Exercise requirements
Repeat the data below exactly, dropping any pictures it holds.

Source material
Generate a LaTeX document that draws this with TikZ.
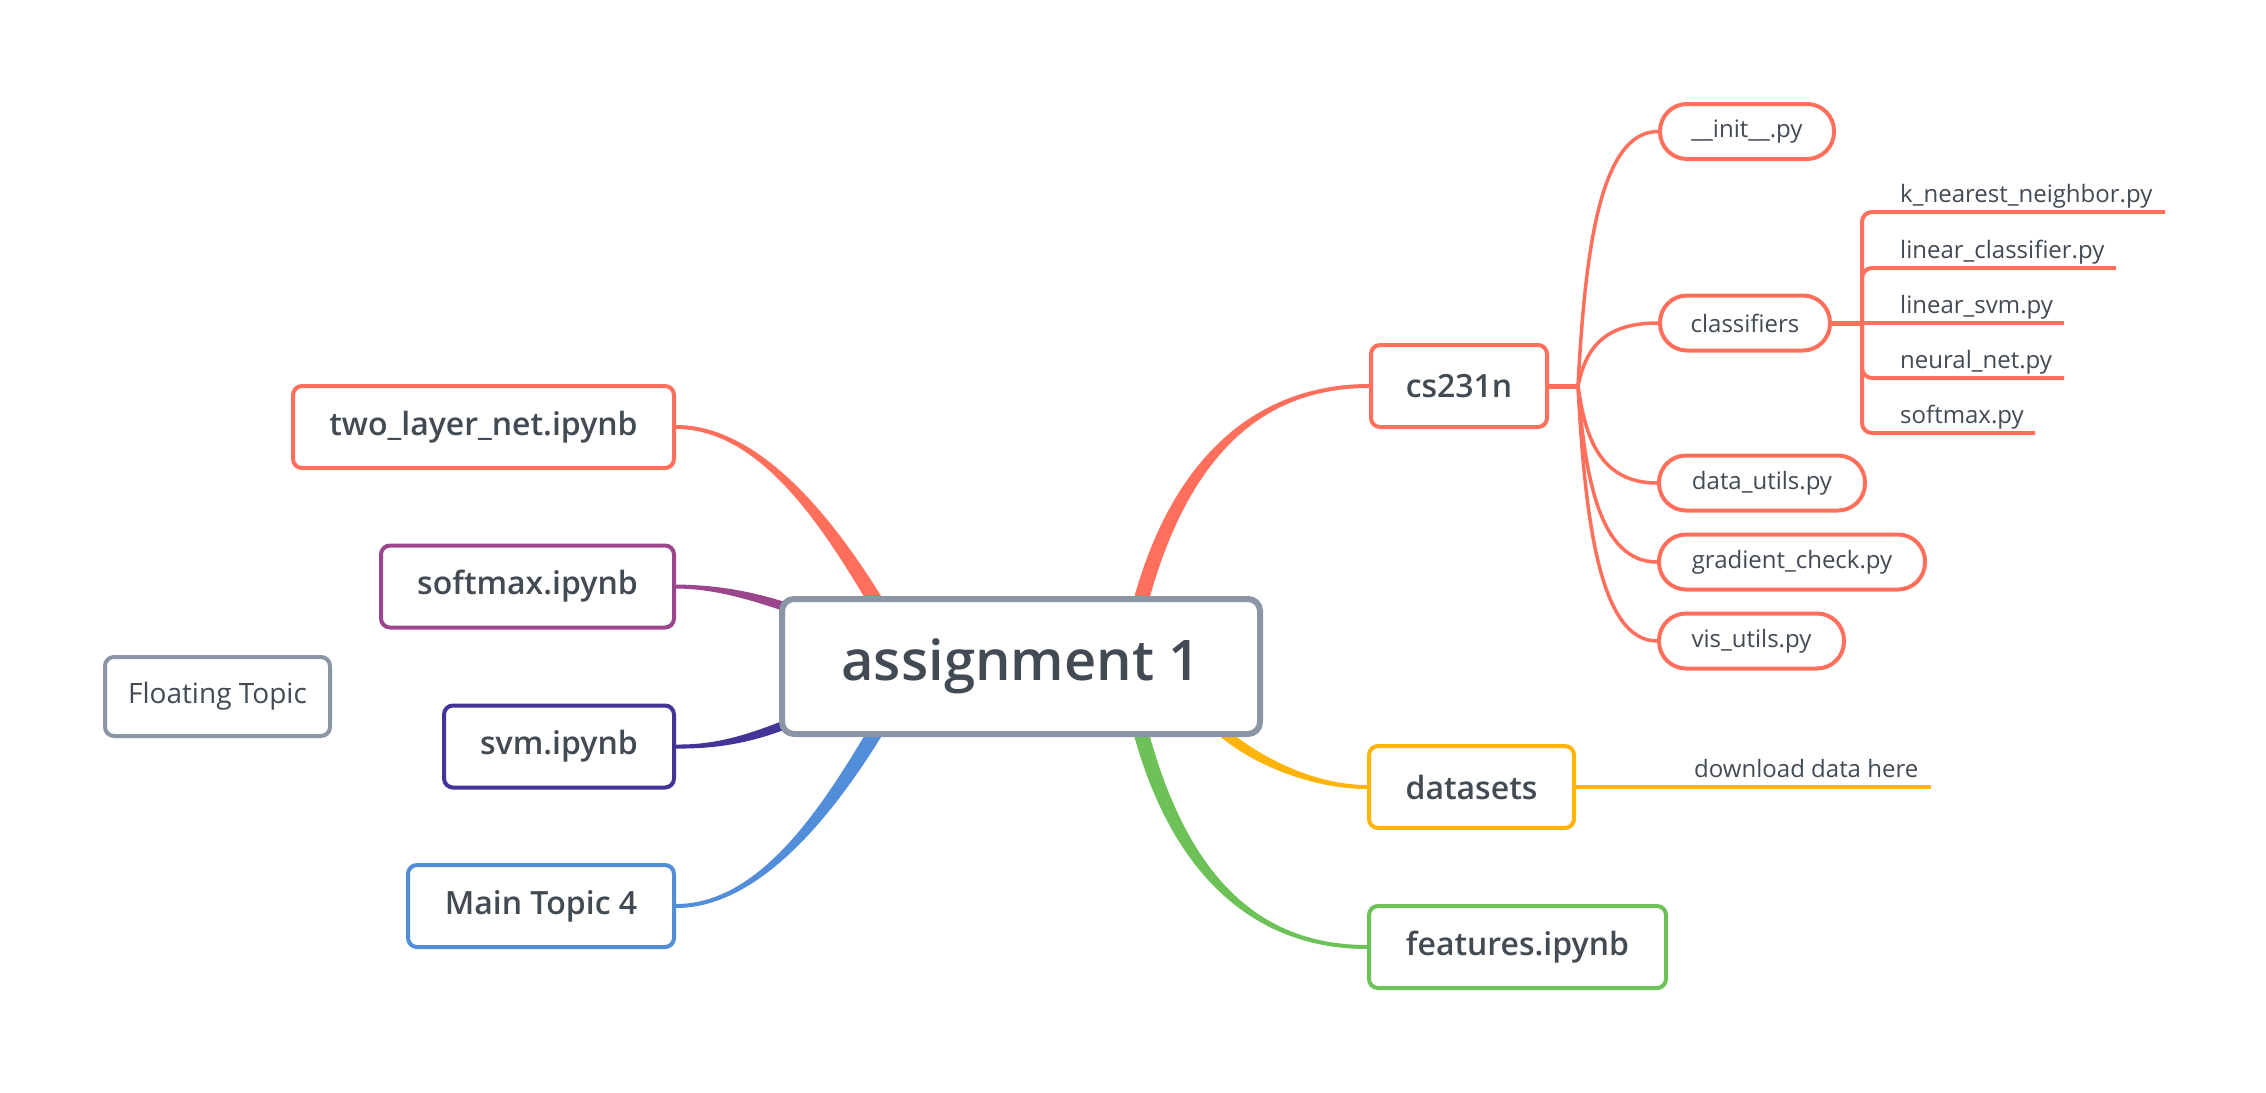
\documentclass[tikz,border=0pt]{standalone}
\usepackage{fontspec}
\setmainfont{Open Sans}
\IfFontExistsTF{Open Sans SemiBold}{\newfontfamily\semib{Open Sans SemiBold}}{%
  \IfFontExistsTF{Open Sans Semibold}{\newfontfamily\semib{Open Sans Semibold}}{%
    \newfontfamily\semib{Open Sans}[FakeBold=1.2]}}
\usetikzlibrary{calc}
\pgfdeclarelayer{bg}
\pgfsetlayers{bg,main}
\definecolor{coral}{HTML}{FF6F5C}
\definecolor{plum}{HTML}{9B468C}
\definecolor{indigo}{HTML}{433498}
\definecolor{skyblue}{HTML}{528DDA}
\definecolor{leaf}{HTML}{6CC256}
\definecolor{amber}{HTML}{FFB40A}
\definecolor{slate}{HTML}{8A95A6}
\definecolor{txt}{HTML}{424A54}
\tikzset{
  topic/.style={draw, line width=4pt, rounded corners=9pt, fill=white, text=txt,
    font=\fontsize{32}{36}\selectfont\semib, inner sep=0pt, minimum height=82pt},
  subtopic/.style={draw=coral, line width=4pt, rounded corners=27pt, fill=white, text=txt,
    font=\fontsize{24}{28}\selectfont, inner sep=0pt, minimum height=55pt},
  leaftext/.style={anchor=base west, text=txt, font=\fontsize{24}{28}\selectfont, inner sep=0pt},
  thinlink/.style={draw=coral, line width=3.5pt},
  underline/.style={line width=4pt, rounded corners=10pt},
}
% tapered connector: #1 colour, #2 P0, #3 P1, #4 P2, #5 P3, #6 half width at P0, #7 half width at P3
\newcommand\tapercurve[7]{%
  \fill[#1] ($(#2)!#6!90:(#3)$) .. controls ($(#3)!#6!-90:(#2)$) and ($(#4)!#7!90:(#5)$) .. ($(#5)!#7!-90:(#4)$)
    -- ($(#5)!#7!90:(#4)$) .. controls ($(#4)!#7!-90:(#5)$) and ($(#3)!#6!90:(#2)$) .. ($(#2)!#6!-90:(#3)$) -- cycle;
}
\begin{document}
\begin{tikzpicture}[x=1pt,y=-1pt]
\useasboundingbox (0,0) rectangle (2266,1092);
% central
\node[topic, draw=slate, line width=6pt, rounded corners=12pt, minimum width=478pt, minimum height=135pt,
  font=\fontsize{56}{60}\selectfont\semib] (root) at (1021,666.5) {assignment 1};
% left main topics
\node[topic, draw=coral, minimum width=381pt] (two) at (483.5,427) {two\_layer\_net.ipynb};
\node[topic, draw=plum, minimum width=293pt] (soft) at (527.5,586.5) {softmax.ipynb};
\node[topic, draw=indigo, minimum width=230pt] (svm) at (559,746.5) {svm.ipynb};
\node[topic, draw=skyblue, minimum width=266pt] (mt) at (541,906) {Main Topic 4};
\node[topic, draw=slate, minimum width=225pt, minimum height=79pt, font=\fontsize{28}{32}\selectfont] (float) at (217.5,696.5) {Floating Topic};
% right main topics
\node[topic, draw=coral, minimum width=176pt] (cs) at (1459,386) {cs231n};
\node[topic, draw=amber, minimum width=205pt] (data) at (1471.5,787) {datasets};
\node[topic, draw=leaf, minimum width=297pt] (feat) at (1517.5,947) {features.ipynb};
% cs231n subtopics
\node[subtopic, minimum width=174pt] (init) at (1747,131.5) {\_\_init\_\_.py};
\node[subtopic, minimum width=170pt] (cls) at (1745,323) {classifiers};
\node[subtopic, minimum width=206pt] (du) at (1762,483) {data\_utils.py};
\node[subtopic, minimum width=266pt] (gc) at (1792,562) {gradient\_check.py};
\node[subtopic, minimum width=185pt] (vu) at (1751.5,641) {vis\_utils.py};
% classifier leaves
\node[leaftext] (knn) at (1900,202.5) {k\_nearest\_neighbor.py};
\node[leaftext] (lc) at (1900,258.5) {linear\_classifier.py};
\node[leaftext] (ls) at (1900,313.5) {linear\_svm.py};
\node[leaftext] (nn) at (1900,368.5) {neural\_net.py};
\node[leaftext] (sm) at (1900,423.5) {softmax.py};
\node[leaftext] (dl) at (1694,777) {download data here};
% coordinates
\coordinate (hub) at (1578,386);
\coordinate (bracket) at (1862,323);
\begin{pgfonlayer}{bg}
\fill[white] (0,0) rectangle (2266,1092);
\tapercurve{coral}{two.east}{766,427}{837,537}{882,612}{2pt}{7.5pt}
\tapercurve{plum}{soft.east}{716,587}{750,595}{792,609}{2pt}{4.5pt}
\tapercurve{indigo}{svm.east}{716,747}{750,739}{792,722}{2pt}{4.5pt}
\tapercurve{skyblue}{mt.east}{766,906}{837,796}{882,721}{2pt}{7.5pt}
\tapercurve{coral}{cs.west}{1267,386}{1180,447}{1138,612}{2pt}{7.5pt}
\tapercurve{amber}{data.west}{1320,787}{1262,766}{1220,730}{2pt}{5pt}
\tapercurve{leaf}{feat.west}{1260,947}{1178,880}{1138,721}{2pt}{7.5pt}
% cs231n branch
\draw[coral, line width=5pt] (cs.east) -- (hub);
\draw[thinlink] (hub) .. controls (1585,251) and (1600,131.5) .. (init.west);
\draw[thinlink] (hub) .. controls (1585,352.6) and (1600,323) .. (cls.west);
\draw[thinlink] (hub) .. controls (1585,437) and (1600,483) .. (du.west);
\draw[thinlink] (hub) .. controls (1585,479) and (1600,562) .. (gc.west);
\draw[thinlink] (hub) .. controls (1585,521) and (1600,641) .. (vu.west);
% classifiers bracket
\draw[coral, line width=5pt] (cls.east) -- (bracket);
\draw[coral, underline] (bracket) -- (1862,212) -- (2165,212);
\draw[coral, underline] (bracket) -- (1862,268) -- (2116,268);
\draw[coral, underline] (bracket) -- (2064,323);
\draw[coral, underline] (bracket) -- (1862,378) -- (2064,378);
\draw[coral, underline] (bracket) -- (1862,433) -- (2035,433);
% datasets leaf
\draw[amber, line width=4pt] (data.east) -- (1931,787);
\end{pgfonlayer}
\end{tikzpicture}
\end{document}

Solution below
Generate a LaTeX document that draws this with TikZ.
\documentclass[tikz,border=0pt]{standalone}
\usepackage{fontspec}
\setmainfont{Open Sans}
\IfFontExistsTF{Open Sans SemiBold}{\newfontfamily\semib{Open Sans SemiBold}}{%
  \IfFontExistsTF{Open Sans Semibold}{\newfontfamily\semib{Open Sans Semibold}}{%
    \newfontfamily\semib{Open Sans}[FakeBold=1.2]}}
\usetikzlibrary{calc}
\pgfdeclarelayer{bg}
\pgfsetlayers{bg,main}
\definecolor{coral}{HTML}{FF6F5C}
\definecolor{plum}{HTML}{9B468C}
\definecolor{indigo}{HTML}{433498}
\definecolor{skyblue}{HTML}{528DDA}
\definecolor{leaf}{HTML}{6CC256}
\definecolor{amber}{HTML}{FFB40A}
\definecolor{slate}{HTML}{8A95A6}
\definecolor{txt}{HTML}{424A54}
\tikzset{
  topic/.style={draw, line width=4pt, rounded corners=9pt, fill=white, text=txt,
    font=\fontsize{32}{36}\selectfont\semib, inner sep=0pt, minimum height=82pt},
  subtopic/.style={draw=coral, line width=4pt, rounded corners=27pt, fill=white, text=txt,
    font=\fontsize{24}{28}\selectfont, inner sep=0pt, minimum height=55pt},
  leaftext/.style={anchor=base west, text=txt, font=\fontsize{24}{28}\selectfont, inner sep=0pt},
  thinlink/.style={draw=coral, line width=3.5pt},
  underline/.style={line width=4pt, rounded corners=10pt},
}
% tapered connector: #1 colour, #2 P0, #3 P1, #4 P2, #5 P3, #6 half width at P0, #7 half width at P3
\newcommand\tapercurve[7]{%
  \fill[#1] ($(#2)!#6!90:(#3)$) .. controls ($(#3)!#6!-90:(#2)$) and ($(#4)!#7!90:(#5)$) .. ($(#5)!#7!-90:(#4)$)
    -- ($(#5)!#7!90:(#4)$) .. controls ($(#4)!#7!-90:(#5)$) and ($(#3)!#6!90:(#2)$) .. ($(#2)!#6!-90:(#3)$) -- cycle;
}
\begin{document}
\begin{tikzpicture}[x=1pt,y=-1pt]
\useasboundingbox (0,0) rectangle (2266,1092);
% central
\node[topic, draw=slate, line width=6pt, rounded corners=12pt, minimum width=478pt, minimum height=135pt,
  font=\fontsize{56}{60}\selectfont\semib] (root) at (1021,666.5) {assignment 1};
% left main topics
\node[topic, draw=coral, minimum width=381pt] (two) at (483.5,427) {two\_layer\_net.ipynb};
\node[topic, draw=plum, minimum width=293pt] (soft) at (527.5,586.5) {softmax.ipynb};
\node[topic, draw=indigo, minimum width=230pt] (svm) at (559,746.5) {svm.ipynb};
\node[topic, draw=skyblue, minimum width=266pt] (mt) at (541,906) {Main Topic 4};
\node[topic, draw=slate, minimum width=225pt, minimum height=79pt, font=\fontsize{28}{32}\selectfont] (float) at (217.5,696.5) {Floating Topic};
% right main topics
\node[topic, draw=coral, minimum width=176pt] (cs) at (1459,386) {cs231n};
\node[topic, draw=amber, minimum width=205pt] (data) at (1471.5,787) {datasets};
\node[topic, draw=leaf, minimum width=297pt] (feat) at (1517.5,947) {features.ipynb};
% cs231n subtopics
\node[subtopic, minimum width=174pt] (init) at (1747,131.5) {\_\_init\_\_.py};
\node[subtopic, minimum width=170pt] (cls) at (1745,323) {classifiers};
\node[subtopic, minimum width=206pt] (du) at (1762,483) {data\_utils.py};
\node[subtopic, minimum width=266pt] (gc) at (1792,562) {gradient\_check.py};
\node[subtopic, minimum width=185pt] (vu) at (1751.5,641) {vis\_utils.py};
% classifier leaves
\node[leaftext] (knn) at (1900,202.5) {k\_nearest\_neighbor.py};
\node[leaftext] (lc) at (1900,258.5) {linear\_classifier.py};
\node[leaftext] (ls) at (1900,313.5) {linear\_svm.py};
\node[leaftext] (nn) at (1900,368.5) {neural\_net.py};
\node[leaftext] (sm) at (1900,423.5) {softmax.py};
\node[leaftext] (dl) at (1694,777) {download data here};
% coordinates
\coordinate (hub) at (1578,386);
\coordinate (bracket) at (1862,323);
\begin{pgfonlayer}{bg}
\fill[white] (0,0) rectangle (2266,1092);
\tapercurve{coral}{two.east}{766,427}{837,537}{882,612}{2pt}{7.5pt}
\tapercurve{plum}{soft.east}{716,587}{750,595}{792,609}{2pt}{4.5pt}
\tapercurve{indigo}{svm.east}{716,747}{750,739}{792,722}{2pt}{4.5pt}
\tapercurve{skyblue}{mt.east}{766,906}{837,796}{882,721}{2pt}{7.5pt}
\tapercurve{coral}{cs.west}{1267,386}{1180,447}{1138,612}{2pt}{7.5pt}
\tapercurve{amber}{data.west}{1320,787}{1262,766}{1220,730}{2pt}{5pt}
\tapercurve{leaf}{feat.west}{1260,947}{1178,880}{1138,721}{2pt}{7.5pt}
% cs231n branch
\draw[coral, line width=5pt] (cs.east) -- (hub);
\draw[thinlink] (hub) .. controls (1585,251) and (1600,131.5) .. (init.west);
\draw[thinlink] (hub) .. controls (1585,352.6) and (1600,323) .. (cls.west);
\draw[thinlink] (hub) .. controls (1585,437) and (1600,483) .. (du.west);
\draw[thinlink] (hub) .. controls (1585,479) and (1600,562) .. (gc.west);
\draw[thinlink] (hub) .. controls (1585,521) and (1600,641) .. (vu.west);
% classifiers bracket
\draw[coral, line width=5pt] (cls.east) -- (bracket);
\draw[coral, underline] (bracket) -- (1862,212) -- (2165,212);
\draw[coral, underline] (bracket) -- (1862,268) -- (2116,268);
\draw[coral, underline] (bracket) -- (2064,323);
\draw[coral, underline] (bracket) -- (1862,378) -- (2064,378);
\draw[coral, underline] (bracket) -- (1862,433) -- (2035,433);
% datasets leaf
\draw[amber, line width=4pt] (data.east) -- (1931,787);
\end{pgfonlayer}
\end{tikzpicture}
\end{document}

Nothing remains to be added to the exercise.